- DIRECTION
In this exercise, the entries below include pictures. Repeat exactly the lines from the line with "Rebuild this chart" to the line with "const counterFlow = [0, 38.5, 45, 51, 57.5, 61, 63, 64.5];", including both, but without the pictures.

[START OF DATA TO PROCESS]

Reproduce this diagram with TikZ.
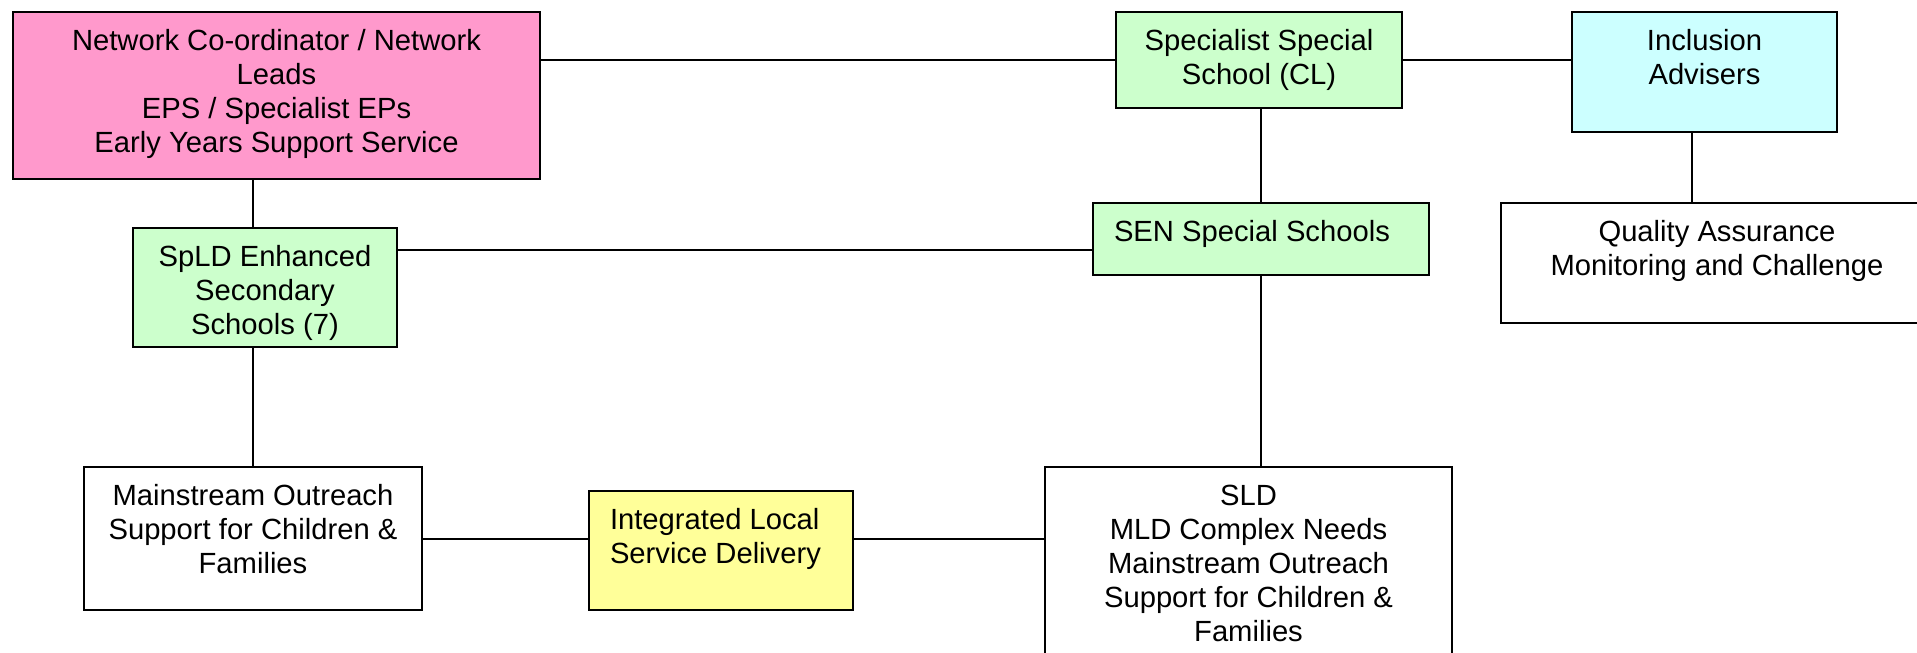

[END OF DATA TO PROCESS]
[START OF DATA TO PROCESS]

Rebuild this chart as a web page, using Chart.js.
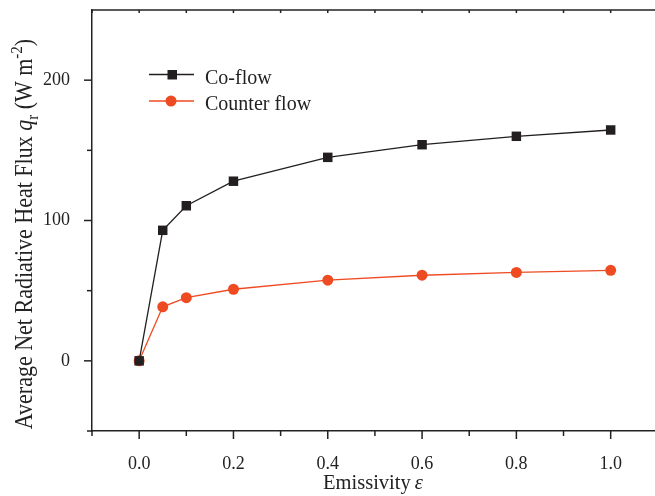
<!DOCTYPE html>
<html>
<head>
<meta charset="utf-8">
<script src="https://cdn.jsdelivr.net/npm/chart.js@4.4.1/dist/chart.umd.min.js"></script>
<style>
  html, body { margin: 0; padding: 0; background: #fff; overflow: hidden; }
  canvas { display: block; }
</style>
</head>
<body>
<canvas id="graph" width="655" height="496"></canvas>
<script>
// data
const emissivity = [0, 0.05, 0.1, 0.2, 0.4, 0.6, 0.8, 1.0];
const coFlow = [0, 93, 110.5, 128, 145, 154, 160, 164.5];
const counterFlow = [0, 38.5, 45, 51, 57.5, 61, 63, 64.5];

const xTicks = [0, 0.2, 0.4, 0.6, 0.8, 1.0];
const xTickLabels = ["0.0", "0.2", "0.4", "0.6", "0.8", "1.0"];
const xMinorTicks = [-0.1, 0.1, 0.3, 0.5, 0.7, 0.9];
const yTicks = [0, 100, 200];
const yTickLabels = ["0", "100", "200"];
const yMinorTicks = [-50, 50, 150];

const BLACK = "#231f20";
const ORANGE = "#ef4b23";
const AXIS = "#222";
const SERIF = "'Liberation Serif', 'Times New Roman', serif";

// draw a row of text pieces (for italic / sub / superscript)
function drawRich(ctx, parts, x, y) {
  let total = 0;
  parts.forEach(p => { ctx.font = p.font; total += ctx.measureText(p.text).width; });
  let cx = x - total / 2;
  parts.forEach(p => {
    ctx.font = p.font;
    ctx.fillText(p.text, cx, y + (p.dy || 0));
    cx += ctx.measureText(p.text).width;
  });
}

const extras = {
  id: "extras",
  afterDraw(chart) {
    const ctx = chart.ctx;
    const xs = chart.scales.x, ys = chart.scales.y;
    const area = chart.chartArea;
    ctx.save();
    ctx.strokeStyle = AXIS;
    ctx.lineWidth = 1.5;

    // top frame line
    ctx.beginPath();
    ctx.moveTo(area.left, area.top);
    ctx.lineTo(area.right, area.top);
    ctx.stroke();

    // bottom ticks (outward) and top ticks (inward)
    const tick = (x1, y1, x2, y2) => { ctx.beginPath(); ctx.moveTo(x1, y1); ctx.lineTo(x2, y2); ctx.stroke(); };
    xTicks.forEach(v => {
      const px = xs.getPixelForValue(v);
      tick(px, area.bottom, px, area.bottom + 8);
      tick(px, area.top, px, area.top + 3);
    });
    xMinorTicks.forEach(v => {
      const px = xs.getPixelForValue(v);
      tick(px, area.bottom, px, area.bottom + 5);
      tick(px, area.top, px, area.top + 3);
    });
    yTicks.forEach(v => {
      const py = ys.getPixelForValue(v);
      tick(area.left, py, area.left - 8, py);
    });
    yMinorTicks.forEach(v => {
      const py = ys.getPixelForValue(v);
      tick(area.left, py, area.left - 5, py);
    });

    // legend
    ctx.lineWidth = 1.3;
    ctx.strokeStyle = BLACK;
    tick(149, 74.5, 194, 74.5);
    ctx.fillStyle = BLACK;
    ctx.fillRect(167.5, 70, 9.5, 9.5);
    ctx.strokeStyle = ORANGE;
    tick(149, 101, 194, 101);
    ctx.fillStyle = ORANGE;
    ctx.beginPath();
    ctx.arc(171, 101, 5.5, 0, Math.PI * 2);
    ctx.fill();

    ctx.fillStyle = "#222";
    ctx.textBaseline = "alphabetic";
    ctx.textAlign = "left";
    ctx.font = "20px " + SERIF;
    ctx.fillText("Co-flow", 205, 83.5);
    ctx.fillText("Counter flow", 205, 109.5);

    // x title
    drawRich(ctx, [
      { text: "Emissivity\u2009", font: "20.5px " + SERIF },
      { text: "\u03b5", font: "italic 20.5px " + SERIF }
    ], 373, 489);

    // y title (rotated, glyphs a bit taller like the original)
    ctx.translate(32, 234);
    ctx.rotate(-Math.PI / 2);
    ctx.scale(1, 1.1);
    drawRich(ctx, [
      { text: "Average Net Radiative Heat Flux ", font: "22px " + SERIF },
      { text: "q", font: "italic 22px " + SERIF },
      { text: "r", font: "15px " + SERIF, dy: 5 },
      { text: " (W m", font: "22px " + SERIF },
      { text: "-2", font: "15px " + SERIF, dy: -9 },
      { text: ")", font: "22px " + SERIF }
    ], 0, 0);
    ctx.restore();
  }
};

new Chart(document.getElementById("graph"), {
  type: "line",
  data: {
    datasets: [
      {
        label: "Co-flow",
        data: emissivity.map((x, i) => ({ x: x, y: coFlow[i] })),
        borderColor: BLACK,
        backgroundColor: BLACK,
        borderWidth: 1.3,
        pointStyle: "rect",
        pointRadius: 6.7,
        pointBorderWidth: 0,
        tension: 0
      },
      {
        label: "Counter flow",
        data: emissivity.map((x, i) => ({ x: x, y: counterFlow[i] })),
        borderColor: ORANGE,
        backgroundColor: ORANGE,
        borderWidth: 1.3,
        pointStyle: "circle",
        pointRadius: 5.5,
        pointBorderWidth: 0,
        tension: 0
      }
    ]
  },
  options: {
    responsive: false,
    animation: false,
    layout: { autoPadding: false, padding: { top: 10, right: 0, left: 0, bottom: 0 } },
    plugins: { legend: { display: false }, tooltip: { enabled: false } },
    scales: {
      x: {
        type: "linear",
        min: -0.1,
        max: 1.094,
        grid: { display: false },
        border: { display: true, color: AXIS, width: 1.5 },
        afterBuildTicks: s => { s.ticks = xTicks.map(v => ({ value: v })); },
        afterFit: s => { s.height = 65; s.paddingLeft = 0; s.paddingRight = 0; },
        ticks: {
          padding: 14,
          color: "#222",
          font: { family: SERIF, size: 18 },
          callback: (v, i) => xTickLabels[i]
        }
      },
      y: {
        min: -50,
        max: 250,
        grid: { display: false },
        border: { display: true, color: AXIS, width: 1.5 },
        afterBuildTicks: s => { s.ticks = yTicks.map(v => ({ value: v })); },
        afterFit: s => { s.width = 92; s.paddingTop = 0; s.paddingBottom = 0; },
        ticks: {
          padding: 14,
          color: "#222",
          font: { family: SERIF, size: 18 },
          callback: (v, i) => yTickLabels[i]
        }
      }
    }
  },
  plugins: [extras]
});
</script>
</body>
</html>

[END OF DATA TO PROCESS]

- EXPECTED ANSWER
Rebuild this chart as a web page, using Chart.js.
<!DOCTYPE html>
<html>
<head>
<meta charset="utf-8">
<script src="https://cdn.jsdelivr.net/npm/chart.js@4.4.1/dist/chart.umd.min.js"></script>
<style>
  html, body { margin: 0; padding: 0; background: #fff; overflow: hidden; }
  canvas { display: block; }
</style>
</head>
<body>
<canvas id="graph" width="655" height="496"></canvas>
<script>
// data
const emissivity = [0, 0.05, 0.1, 0.2, 0.4, 0.6, 0.8, 1.0];
const coFlow = [0, 93, 110.5, 128, 145, 154, 160, 164.5];
const counterFlow = [0, 38.5, 45, 51, 57.5, 61, 63, 64.5];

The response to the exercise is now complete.